*Work required*: Print the lines that start the entries and continue through the one holding "const gripTicks = [10, 15, 20, 25, 30, 35];", please, exactly and with the pictures omitted.

*Material shown*:
^^^^^^^^

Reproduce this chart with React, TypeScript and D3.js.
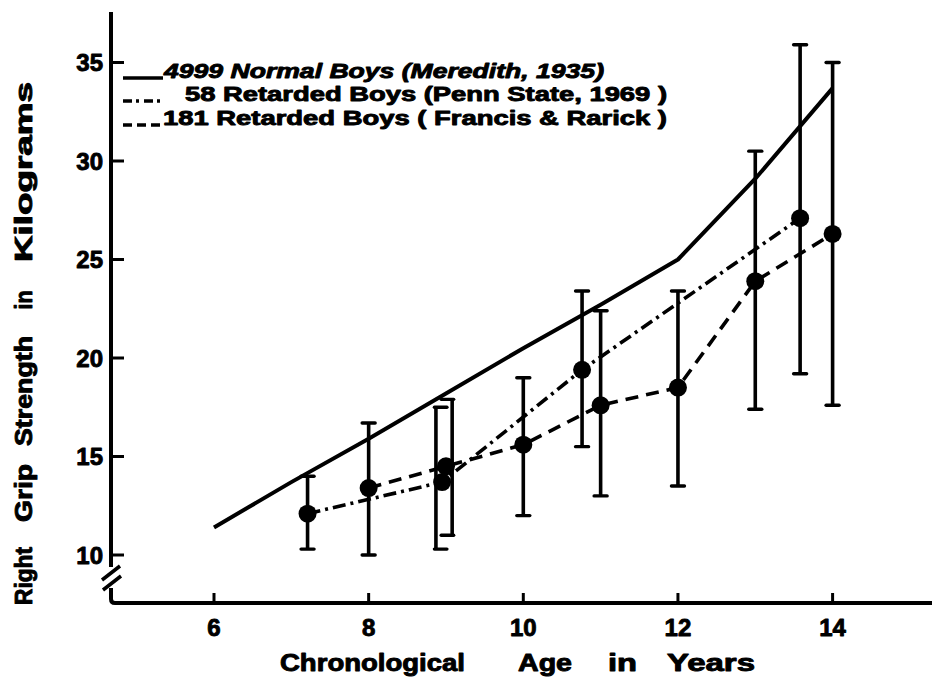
import React from "react";
import * as d3 from "d3";

// Axis ticks
const ageTicks = [6, 8, 10, 12, 14];
const gripTicks = [10, 15, 20, 25, 30, 35];

// 4999 normal boys (Meredith, 1935)
const normalAges = [6, 7, 8, 9, 10, 11, 12, 13, 14];
const normalGrip = [11.4, 13.7, 15.9, 18.2, 20.5, 22.7, 25.0, 29.1, 33.7];

// 58 retarded boys (Penn State, 1969)
const pennAges = [7.21, 8.95, 10.76, 13.58];
const pennGrip = [12.1, 13.7, 19.4, 27.1];
const pennBarAges = [7.21, 8.87, 10.76, 13.58];
const pennLow = [10.3, 10.3, 15.5, 19.2];
const pennHigh = [14.0, 17.5, 23.4, 35.9];

// 181 retarded boys (Francis & Rarick)
const frAges = [8, 9, 10, 11, 12, 13, 14];
const frGrip = [13.4, 14.5, 15.6, 17.6, 18.5, 23.9, 26.3];
const frBarAges = [8, 9.08, 10, 11, 12, 13, 14];
const frLow = [10.0, 11.0, 12.0, 13.0, 13.5, 17.4, 17.6];
const frHigh = [16.7, 17.9, 19.0, 22.4, 23.4, 30.5, 35.0];

const legendLabels = [
  "4999 Normal Boys (Meredith, 1935)",
  "58 Retarded Boys (Penn State, 1969 )",
  "181 Retarded Boys ( Francis & Rarick )",
];

const xTitleWords = ["Chronological", "Age", "in", "Years"];
const yTitleWords = ["Right", "Grip", "Strength", "in", "Kilograms"];

const W = 932;
const H = 680;
const INK = "#000";
const FONT = "'Liberation Sans', Arial, sans-serif";

const DASH_DOT = "13 5 3 5";
const DASHED = "13 8";

type Pt = { age: number; grip: number };
type Bar = { age: number; low: number; high: number; side: "center" | "left" | "right" };

export default function App() {
  const x = d3.scaleLinear().domain([6, 14]).range([214, 832.6]);
  const y = d3.scaleLinear().domain([10, 35]).range([555, 62.5]);

  const line = d3
    .line<Pt>()
    .x((d) => x(d.age))
    .y((d) => y(d.grip));

  const normal: Pt[] = normalAges.map((a, i) => ({ age: a, grip: normalGrip[i] }));
  const penn: Pt[] = pennAges.map((a, i) => ({ age: a, grip: pennGrip[i] }));
  const fr: Pt[] = frAges.map((a, i) => ({ age: a, grip: frGrip[i] }));

  // the two overlapping bars near age 9 are drawn as brackets
  const pennBars: Bar[] = pennBarAges.map((a, i) => ({
    age: a,
    low: pennLow[i],
    high: pennHigh[i],
    side: i === 1 ? "right" : "center",
  }));
  const frBars: Bar[] = frBarAges.map((a, i) => ({
    age: a,
    low: frLow[i],
    high: frHigh[i],
    side: i === 1 ? "left" : "center",
  }));

  const axisX = 111;
  const axisY = 603;
  const capW = 13;

  const capPath = (cx: number, cy: number, side: Bar["side"]) => {
    if (side === "right") return `M${cx - 1.5},${cy}H${cx + capW - 2}`;
    if (side === "left") return `M${cx + 1.5},${cy}H${cx - capW + 2}`;
    return `M${cx - capW / 2},${cy}H${cx + capW / 2}`;
  };

  const renderBars = (bars: Bar[], key: string) =>
    bars.map((b, i) => {
      const cx = x(b.age);
      const y0 = y(b.low);
      const y1 = y(b.high);
      return (
        <g key={`${key}-${i}`}>
          <line x1={cx} x2={cx} y1={y1} y2={y0} stroke={INK} strokeWidth={3.6} />
          <path d={capPath(cx, y1, b.side)} stroke={INK} strokeWidth={3.4} strokeLinecap="round" />
          <path d={capPath(cx, y0, b.side)} stroke={INK} strokeWidth={3.4} strokeLinecap="round" />
        </g>
      );
    });

  // x-axis title word centers and widths
  const xWordX = [372.5, 545, 622.5, 711];
  const xWordLen = [185, 54, 29, 88];
  // y-axis title word centers (along the axis) and lengths
  const yWordY = [576, 493, 391, 300, 172];
  const yWordLen = [58, 58, 110, 19, 180];

  const legendY = [78, 101, 125];
  const legendTextX = [164, 185, 163];
  const legendTextLen = [440, 482, 504];

  // heavy lettering
  const heavy = { stroke: INK, strokeWidth: 0.9, strokeLinejoin: "round" as const };

  return (
    <svg
      width={W}
      height={H}
      viewBox={`0 0 ${W} ${H}`}
      style={{ position: "absolute", left: 0, top: 0, background: "#fff" }}
      fontFamily={FONT}
      fontWeight="bold"
    >
      <rect width={W} height={H} fill="#fff" />

      {/* y axis with break */}
      <path d={`M${axisX},12V567`} stroke={INK} strokeWidth={4} fill="none" />
      <path d={`M102,580L120,566M103,590L121,576`} stroke={INK} strokeWidth={3.5} fill="none" />
      <path
        d={`M${axisX},588V${axisY - 4}Q${axisX},${axisY} ${axisX + 4},${axisY}H${W}`}
        stroke={INK}
        strokeWidth={4}
        fill="none"
      />

      {/* y ticks */}
      {gripTicks.map((t) => (
        <g key={`yt-${t}`}>
          <line x1={axisX} x2={axisX + 13} y1={y(t)} y2={y(t)} stroke={INK} strokeWidth={3} />
          <text x={103} y={y(t) + 8.5} textAnchor="end" fontSize={24} fill={INK} {...heavy}>
            {t}
          </text>
        </g>
      ))}

      {/* x ticks */}
      {ageTicks.map((t) => (
        <g key={`xt-${t}`}>
          <line x1={x(t)} x2={x(t)} y1={axisY} y2={axisY - 10} stroke={INK} strokeWidth={3} />
          <text x={x(t)} y={636} textAnchor="middle" fontSize={24} fill={INK} {...heavy}>
            {t}
          </text>
        </g>
      ))}

      {/* axis titles */}
      {xTitleWords.map((w, i) => (
        <text
          key={`xw-${i}`}
          x={xWordX[i] - xWordLen[i] / 2}
          y={671}
          fontSize={23}
          fill={INK}
          textLength={xWordLen[i]}
          lengthAdjust="spacingAndGlyphs"
          {...heavy}
        >
          {w}
        </text>
      ))}
      {yTitleWords.map((w, i) => (
        <text
          key={`yw-${i}`}
          transform={`translate(32,${yWordY[i]}) rotate(-90)`}
          x={-yWordLen[i] / 2}
          y={0}
          fontSize={23}
          fill={INK}
          textLength={yWordLen[i]}
          lengthAdjust="spacingAndGlyphs"
          {...heavy}
        >
          {w}
        </text>
      ))}

      {/* series lines */}
      <path d={line(normal) || ""} stroke={INK} strokeWidth={4} fill="none" strokeLinejoin="round" />
      <path d={line(penn) || ""} stroke={INK} strokeWidth={3.6} fill="none" strokeDasharray={DASH_DOT} />
      <path d={line(fr) || ""} stroke={INK} strokeWidth={3.6} fill="none" strokeDasharray={DASHED} />

      {/* error bars */}
      {renderBars(pennBars, "pb")}
      {renderBars(frBars, "fb")}

      {/* means */}
      {penn.map((d, i) => (
        <circle key={`pc-${i}`} cx={x(d.age)} cy={y(d.grip)} r={9} fill={INK} />
      ))}
      {fr.map((d, i) => (
        <circle key={`fc-${i}`} cx={x(d.age)} cy={y(d.grip)} r={9} fill={INK} />
      ))}

      {/* legend */}
      <line x1={123} x2={163} y1={legendY[0]} y2={legendY[0]} stroke={INK} strokeWidth={3.5} />
      <line x1={123} x2={165} y1={legendY[1]} y2={legendY[1]} stroke={INK} strokeWidth={3.5} strokeDasharray="9 4 3 5" />
      <line x1={123} x2={163} y1={legendY[2]} y2={legendY[2]} stroke={INK} strokeWidth={3.5} strokeDasharray="9 5" />
      {legendLabels.map((l, i) => (
        <text
          key={`lg-${i}`}
          x={legendTextX[i]}
          y={legendY[i]}
          fontSize={20}
          fill={INK}
          fontStyle={i === 0 ? "italic" : "normal"}
          textLength={legendTextLen[i]}
          lengthAdjust="spacingAndGlyphs"
          {...heavy}
        >
          {l}
        </text>
      ))}
    </svg>
  );
}
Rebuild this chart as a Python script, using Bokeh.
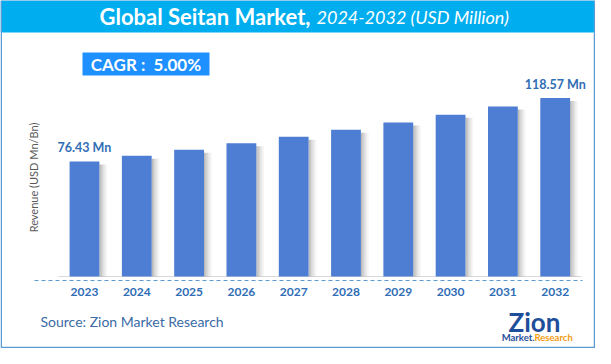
import math
from bokeh.plotting import figure
from bokeh.models import Range1d, ColumnDataSource
from bokeh.core.properties import value
from bokeh.embed import file_html
from bokeh.resources import INLINE

# ---- data ----
years = ["2023", "2024", "2025", "2026", "2027", "2028", "2029", "2030", "2031", "2032"]
revenue = [76.43, 80.25, 84.26, 88.48, 92.90, 97.55, 102.42, 107.55, 112.92, 118.57]
first_label = "76.43 Mn"
last_label = "118.57 Mn"
title_main = "Global Seitan Market,"
title_sub = "2024-2032 (USD Million)"
cagr_text = "CAGR :\u00a0 5.00%"
y_label = "Revenue (USD Mn/Bn)"
source_text = "Source: Zion Market Research"

# ---- layout constants (pixels) ----
W, H = 595, 348
PXX = 52.3            # px per category
X0 = 84.0             # canvas x of first category centre
PYY = 1.5047          # px per unit
BASE = 276.0          # canvas y (from top) of zero line

XS = -X0 / PXX
XE = (W - X0) / PXX
YS = -(H - BASE) / PYY
YE = BASE / PYY

def X(cx):
    return XS + cx / PXX

def Y(cy):
    return (BASE - cy) / PYY

FONT = value("Lato")
BAR = "#4D7ED3"
LBL = "#2F6DB5"

p = figure(width=W, height=H, x_range=Range1d(XS, XE), y_range=Range1d(YS, YE),
           output_backend="svg", toolbar_location=None, min_border=0)
p.axis.visible = False
p.grid.visible = False
p.outline_line_color = None
p.background_fill_color = "white"
p.border_fill_color = "white"

# title bar
p.quad(left=[X(0)], right=[X(594)], top=[Y(0)], bottom=[Y(32)],
       fill_color="#00AEEF", line_color=None)
p.text(x=[X(310)], y=[Y(16)], text=[title_main], text_font=FONT,
       text_font_size="22px", text_font_style="bold", text_color="white",
       text_align="right", text_baseline="middle")
p.text(x=[X(316)], y=[Y(16.5)], text=[title_sub], text_font=FONT,
       text_font_size="18px", text_font_style="italic", text_color="white",
       text_align="left", text_baseline="middle")

# outer frame
p.line(x=[X(0.75), X(0.75), X(594), X(594)], y=[Y(32), Y(347), Y(347), Y(32)],
       line_color="#5B9BD5", line_width=1.5)
p.line(x=[X(0.75), X(0.75)], y=[Y(0), Y(32)], line_color="#5B9BD5", line_width=1.5)
p.line(x=[X(0.75), X(594)], y=[Y(-0.2), Y(-0.2)], line_color="#5B9BD5", line_width=1)
p.line(x=[X(594), X(594)], y=[Y(0), Y(32)], line_color="#5B9BD5", line_width=1.5)

# CAGR box
p.quad(left=[X(82)], right=[X(209)], top=[Y(52)], bottom=[Y(75)],
       fill_color="#1E90FF", line_color=None)
p.text(x=[X(145.5)], y=[Y(63.5)], text=[cagr_text], text_font=FONT,
       text_font_size="17px", text_font_style="bold", text_color="white",
       text_align="center", text_baseline="middle")

# axis lines
p.line(x=[X(58), X(581)], y=[0, 0], line_color="#D9D9D9", line_width=1)
p.line(x=[X(34), X(582)], y=[Y(280), Y(280)], line_color="#5B9BD5",
       line_width=1, line_dash="4 3")

# bar shadows
idx = list(range(len(years)))
bw = 0.57
strip = 1.3 / PXX
for k, a in enumerate([0.55, 0.42, 0.3, 0.2, 0.12, 0.06]):
    p.quad(left=[i + bw / 2 + k * strip for i in idx],
           right=[i + bw / 2 + (k + 1) * strip for i in idx],
           top=[v - 3 / PYY for v in revenue], bottom=[0] * len(idx),
           fill_color="#7F7F7F", fill_alpha=a, line_color=None)

# bars
src = ColumnDataSource(dict(x=idx, top=revenue, year=years))
p.vbar(x="x", top="top", width=bw, source=src, fill_color=BAR, line_color=None)

# year labels
p.text(x="x", y=Y(291), text="year", source=src, text_font=FONT,
       text_font_size="12px", text_font_style="bold", text_color=LBL,
       text_align="center", text_baseline="middle")

# value labels
p.text(x=[idx[0], idx[-1]], y=[revenue[0], revenue[-1]], text=[first_label, last_label],
       text_font=FONT, text_font_size="12.5px", text_font_style="bold",
       text_color=LBL, text_align="center", text_baseline="bottom", y_offset=-6)

# y label
p.text(x=[X(33)], y=[Y(177)], text=[y_label], angle=math.pi / 2, text_font=FONT,
       text_font_size="11px", text_color="#595959", text_align="center",
       text_baseline="middle")

# source
p.text(x=[X(40)], y=[Y(321)], text=[source_text], text_font=FONT,
       text_font_size="14px", text_color="#3A6BA5", text_align="left",
       text_baseline="middle")

# logo
p.text(x=[X(534)], y=[Y(321)], text=["Zion"], text_font=FONT,
       text_font_size="26px", text_font_style="bold", text_color="#1F4E9A",
       text_align="center", text_baseline="middle")
p.text(x=[X(534)], y=[Y(337)], text=["Market."], text_font=FONT,
       text_font_size="9.5px", text_font_style="bold", text_color="#1F4E9A",
       text_align="right", text_baseline="middle")
p.text(x=[X(534)], y=[Y(337)], text=["Research"], text_font=FONT,
       text_font_size="9.5px", text_font_style="bold", text_color="#F39C12",
       text_align="left", text_baseline="middle")

open("out.html", "w").write(file_html(p, INLINE))
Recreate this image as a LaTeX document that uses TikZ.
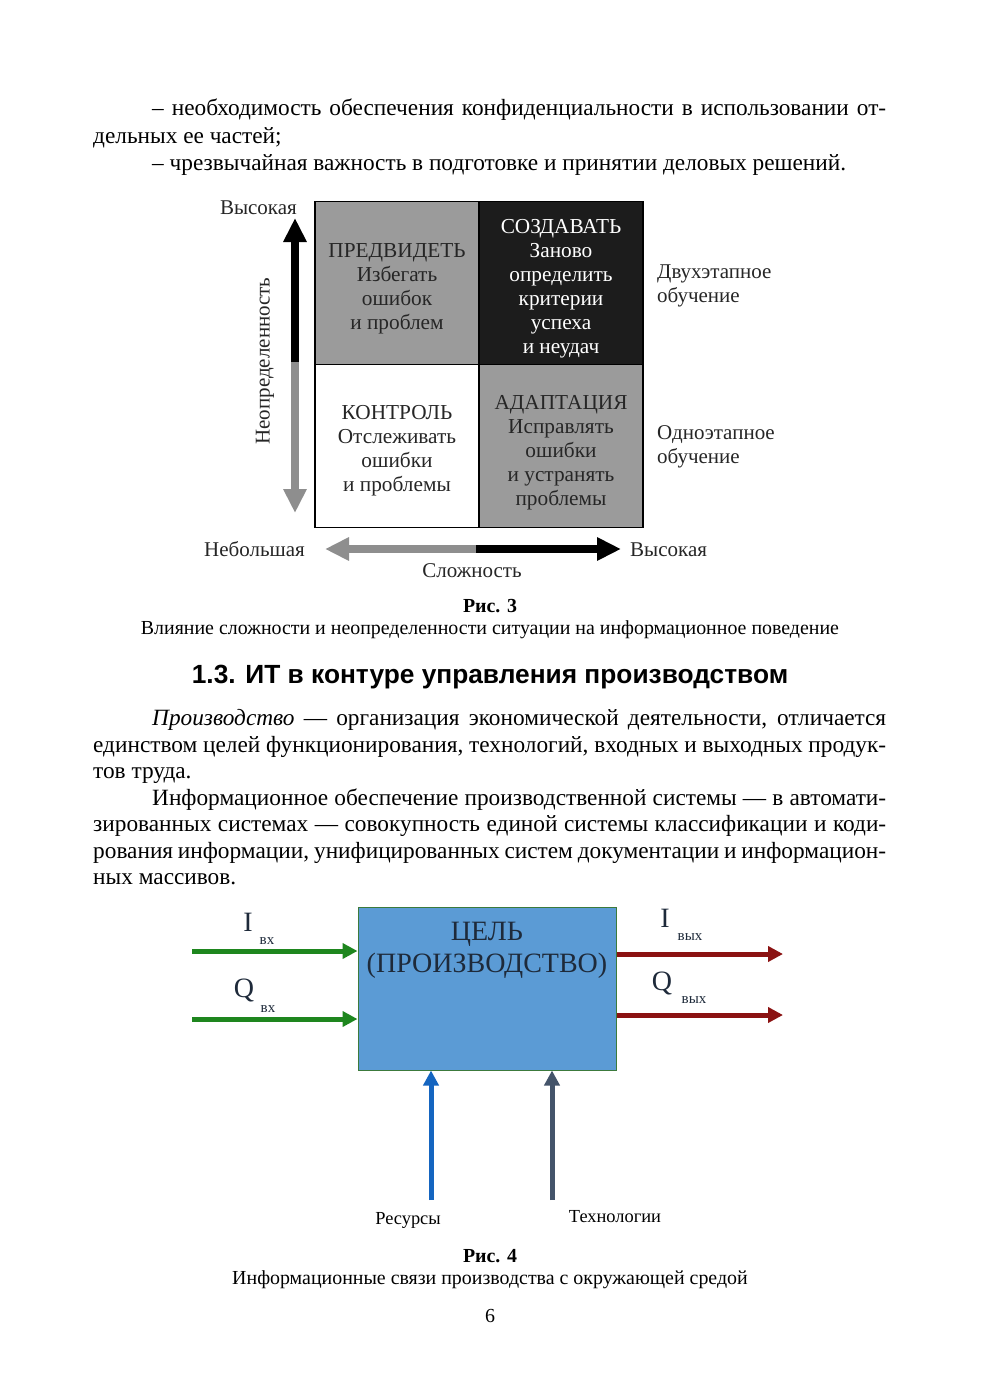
\documentclass[tikz,border=0pt]{standalone}
\usepackage{fontspec}
\setmainfont{Liberation Serif}
\newfontfamily\headsans{Liberation Sans}
\usetikzlibrary{arrows.meta,positioning}
\definecolor{pgray}{HTML}{9B9B9B}
\definecolor{pblack}{HTML}{1C1C1C}
\definecolor{ptext}{HTML}{262626}
\definecolor{agray}{HTML}{8E8E8E}
\definecolor{goalblue}{HTML}{5B9BD5}
\definecolor{goalrim}{HTML}{3C7A3C}
\definecolor{goalink}{HTML}{1E2A3A}
\definecolor{ingreen}{HTML}{1E861E}
\definecolor{outred}{HTML}{8B1212}
\definecolor{resblue}{HTML}{1565C0}
\definecolor{techslate}{HTML}{44546A}
\begin{document}
\begin{tikzpicture}[x=1pt,y=-1pt,every node/.style={inner sep=0pt},body/.style={anchor=base west,font=\fontsize{23.3}{27}\selectfont},cell/.style={draw=black,line width=1.5pt,minimum width=164pt,minimum height=163pt},celltxt/.style={align=center,font=\fontsize{21.3}{24}\selectfont,text=ptext},lbl/.style={font=\fontsize{21}{24}\selectfont,text=ptext,align=left},fat/.style={line width=8pt,-{Triangle[width=22pt,length=24pt]}},capt/.style={font=\fontsize{19.9}{23}\selectfont},flow/.style={line width=5pt,-{Triangle[width=15pt,length=15pt]}},sym/.style={font=\fontsize{28}{28}\selectfont,text=goalink},sub/.style={font=\fontsize{15}{15}\selectfont,text=goalink}]
\useasboundingbox (0,0) rectangle (980,1386);
\fill[white] (0,0) rectangle (980,1386);
% text above figure 3
\node[body] (t1) at (152,116) {\makebox[734pt][s]{– необходимость обеспечения конфиденциальности в использовании от-}};
\node[body] (t2) at (93,143) {дельных ее частей;};
\node[body] (t3) at (152,170) {– чрезвычайная важность в подготовке и принятии деловых решений.};
% figure 3: quadrants
\node[cell,fill=pgray] (foresee) at (397,283) {};
\node[cell,fill=pblack] (create) at (561,283) {};
\node[cell,fill=white] (control) at (397,446) {};
\node[cell,fill=pgray] (adapt) at (561,446) {};
\node[celltxt] (foreseetxt) at ([yshift=-6pt]foresee) {ПРЕДВИДЕТЬ\\Избегать\\ошибок\\и проблем};
\node[celltxt,text=white] (createtxt) at ([yshift=-6pt]create) {СОЗДАВАТЬ\\Заново\\определить\\критерии\\успеха\\и неудач};
\node[celltxt] (controltxt) at ([yshift=-5pt]control) {КОНТРОЛЬ\\Отслеживать\\ошибки\\и проблемы};
\node[celltxt] (adapttxt) at ([yshift=-7pt]adapt) {АДАПТАЦИЯ\\Исправлять\\ошибки\\и устранять\\проблемы};
% axes
\coordinate (umid) at (295,362); \coordinate (utop) at (295,218); \coordinate (ubot) at (295,513);
\coordinate (cmid) at (476,549); \coordinate (cleft) at (325,549); \coordinate (cright) at (621,549);
\draw[fat,black] (umid)--(utop); \draw[fat,agray] (umid)--(ubot);
\draw[fat,agray] (cmid)--(cleft); \draw[fat,black] (cmid)--(cright);
\node[lbl,anchor=east] (uhigh) at (297,208) {Высокая};
\node[lbl,rotate=90] (uname) at (265,361) {Неопределенность};
\node[lbl,anchor=east] (clow) at (305,549) {Небольшая};
\node[lbl,anchor=west] (chigh) at (630,550) {Высокая};
\node[lbl] (cname) at (472,571) {Сложность};
\node[lbl,anchor=west] (twostep) at (657,286) {Двухэтапное\\обучение};
\node[lbl,anchor=west] (onestep) at (657,447) {Одноэтапное\\обучение};
\node[capt] (fig3) at (490,606) {\textbf{Рис. 3}};
\node[capt] (fig3cap) at (490,630) {Влияние сложности и неопределенности ситуации на информационное поведение};
% section heading and text
\node[font=\headsans\bfseries\fontsize{26.3}{30}\selectfont] (head) at (490,677) {1.3. ИТ в контуре управления производством};
\node[body] (p1) at (152,725) {\makebox[734pt][s]{\textit{Производство} — организация экономической деятельности, отличается}};
\node[body] (p2) at (93,752) {\makebox[793pt][s]{единством целей функционирования, технологий, входных и выходных продук-}};
\node[body] (p3) at (93,778) {тов труда.};
\node[body] (p4) at (152,805) {\makebox[734pt][s]{Информационное обеспечение производственной системы — в автомати-}};
\node[body] (p5) at (93,831) {\makebox[793pt][s]{зированных системах — совокупность единой системы классификации и коди-}};
\node[body] (p6) at (93,858) {\makebox[793pt][s]{рования информации, унифицированных систем документации и информацион-}};
\node[body] (p7) at (93,884) {ных массивов.};
% figure 4
\node[draw=goalrim,line width=1pt,fill=goalblue,minimum width=258pt,minimum height=163pt] (goal) at (487,988.5) {};
\node[font=\fontsize{28}{32}\selectfont,text=goalink,align=center,below=15pt of goal.north] (goaltxt) {ЦЕЛЬ\\(ПРОИЗВОДСТВО)};
\coordinate (iin) at (192,951); \coordinate (qin) at (192,1019);
\coordinate (iout) at (783,954); \coordinate (qout) at (783,1015);
\coordinate (res) at (431,1200); \coordinate (tech) at (552,1200);
\draw[flow,ingreen] (iin)--(goal.west |- iin);
\draw[flow,ingreen] (qin)--(goal.west |- qin);
\draw[flow,outred] (goal.east |- iout)--(iout);
\draw[flow,outred] (goal.east |- qout)--(qout);
\draw[flow,resblue] (res)--(goal.south -| res);
\draw[flow,techslate] (tech)--(goal.south -| tech);
\node[sym] (iinl) at (248,922) {I}; \node[sub] (iins) at (267,941) {вх};
\node[sym] (qinl) at (244,990) {Q}; \node[sub] (qins) at (268,1009) {вх};
\node[sym] (ioutl) at (665,918) {I}; \node[sub] (iouts) at (690,937) {вых};
\node[sym] (qoutl) at (662,983) {Q}; \node[sub] (qouts) at (694,1000) {вых};
\node[font=\fontsize{18.4}{20}\selectfont] (resl) at (408,1220) {Ресурсы};
\node[font=\fontsize{18.4}{20}\selectfont] (techl) at (615,1217) {Технологии};
\node[capt] (fig4) at (490,1256) {\textbf{Рис. 4}};
\node[capt] (fig4cap) at (490,1280) {Информационные связи производства с окружающей средой};
\node[capt] (pageno) at (490,1316) {6};
\end{tikzpicture}
\end{document}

^^^^^^^^

*Answer to the exercise*:
Reproduce this chart with React, TypeScript and D3.js.
import React from "react";
import * as d3 from "d3";

// Axis ticks
const ageTicks = [6, 8, 10, 12, 14];
const gripTicks = [10, 15, 20, 25, 30, 35];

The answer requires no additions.